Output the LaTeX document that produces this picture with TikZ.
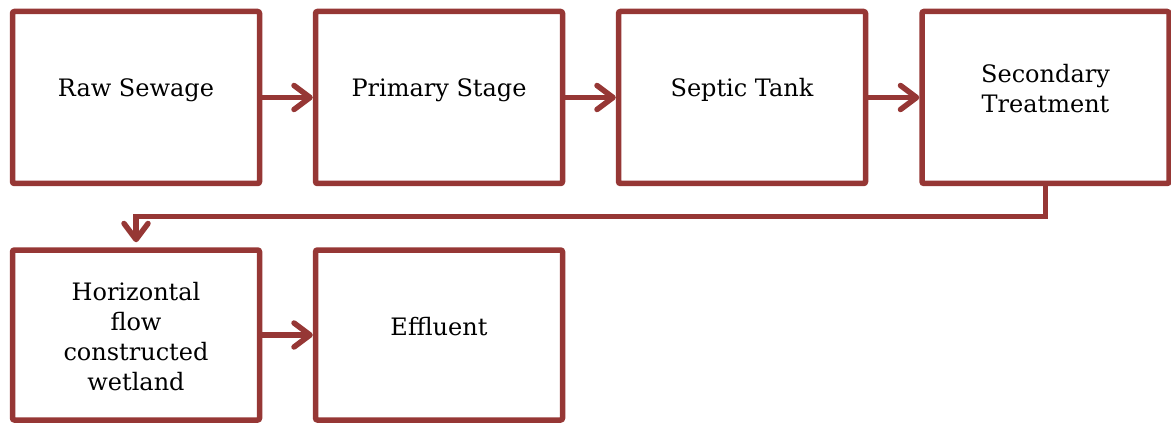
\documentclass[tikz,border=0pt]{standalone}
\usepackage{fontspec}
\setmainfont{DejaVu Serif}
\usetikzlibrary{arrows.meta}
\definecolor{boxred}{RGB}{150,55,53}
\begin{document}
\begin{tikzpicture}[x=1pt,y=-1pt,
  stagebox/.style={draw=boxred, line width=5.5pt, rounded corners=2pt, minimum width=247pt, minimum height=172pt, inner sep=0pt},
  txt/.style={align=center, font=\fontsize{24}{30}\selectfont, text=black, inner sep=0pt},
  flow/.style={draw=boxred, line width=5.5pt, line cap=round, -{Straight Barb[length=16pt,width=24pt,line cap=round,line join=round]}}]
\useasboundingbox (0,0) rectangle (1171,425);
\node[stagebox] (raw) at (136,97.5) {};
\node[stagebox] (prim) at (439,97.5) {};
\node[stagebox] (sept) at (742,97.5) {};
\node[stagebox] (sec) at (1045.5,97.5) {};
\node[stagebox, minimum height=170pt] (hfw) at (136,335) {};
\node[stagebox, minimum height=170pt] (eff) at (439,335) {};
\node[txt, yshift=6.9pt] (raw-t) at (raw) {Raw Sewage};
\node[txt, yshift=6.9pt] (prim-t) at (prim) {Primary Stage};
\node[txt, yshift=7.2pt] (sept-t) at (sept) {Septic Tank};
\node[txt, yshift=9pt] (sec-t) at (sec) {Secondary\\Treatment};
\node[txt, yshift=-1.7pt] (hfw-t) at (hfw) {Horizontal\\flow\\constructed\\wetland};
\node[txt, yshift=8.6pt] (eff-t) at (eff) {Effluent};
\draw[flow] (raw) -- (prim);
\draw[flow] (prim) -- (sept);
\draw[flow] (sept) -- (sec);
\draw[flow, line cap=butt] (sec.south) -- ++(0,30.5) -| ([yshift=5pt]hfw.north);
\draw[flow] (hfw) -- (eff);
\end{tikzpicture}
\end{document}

= = =

### Instructions to follow
Quote the listing above in full, except for the pictures.

### Answer for this exercise
Output the LaTeX document that produces this picture with TikZ.
\documentclass[tikz,border=0pt]{standalone}
\usepackage{fontspec}
\setmainfont{DejaVu Serif}
\usetikzlibrary{arrows.meta}
\definecolor{boxred}{RGB}{150,55,53}
\begin{document}
\begin{tikzpicture}[x=1pt,y=-1pt,
  stagebox/.style={draw=boxred, line width=5.5pt, rounded corners=2pt, minimum width=247pt, minimum height=172pt, inner sep=0pt},
  txt/.style={align=center, font=\fontsize{24}{30}\selectfont, text=black, inner sep=0pt},
  flow/.style={draw=boxred, line width=5.5pt, line cap=round, -{Straight Barb[length=16pt,width=24pt,line cap=round,line join=round]}}]
\useasboundingbox (0,0) rectangle (1171,425);
\node[stagebox] (raw) at (136,97.5) {};
\node[stagebox] (prim) at (439,97.5) {};
\node[stagebox] (sept) at (742,97.5) {};
\node[stagebox] (sec) at (1045.5,97.5) {};
\node[stagebox, minimum height=170pt] (hfw) at (136,335) {};
\node[stagebox, minimum height=170pt] (eff) at (439,335) {};
\node[txt, yshift=6.9pt] (raw-t) at (raw) {Raw Sewage};
\node[txt, yshift=6.9pt] (prim-t) at (prim) {Primary Stage};
\node[txt, yshift=7.2pt] (sept-t) at (sept) {Septic Tank};
\node[txt, yshift=9pt] (sec-t) at (sec) {Secondary\\Treatment};
\node[txt, yshift=-1.7pt] (hfw-t) at (hfw) {Horizontal\\flow\\constructed\\wetland};
\node[txt, yshift=8.6pt] (eff-t) at (eff) {Effluent};
\draw[flow] (raw) -- (prim);
\draw[flow] (prim) -- (sept);
\draw[flow] (sept) -- (sec);
\draw[flow, line cap=butt] (sec.south) -- ++(0,30.5) -| ([yshift=5pt]hfw.north);
\draw[flow] (hfw) -- (eff);
\end{tikzpicture}
\end{document}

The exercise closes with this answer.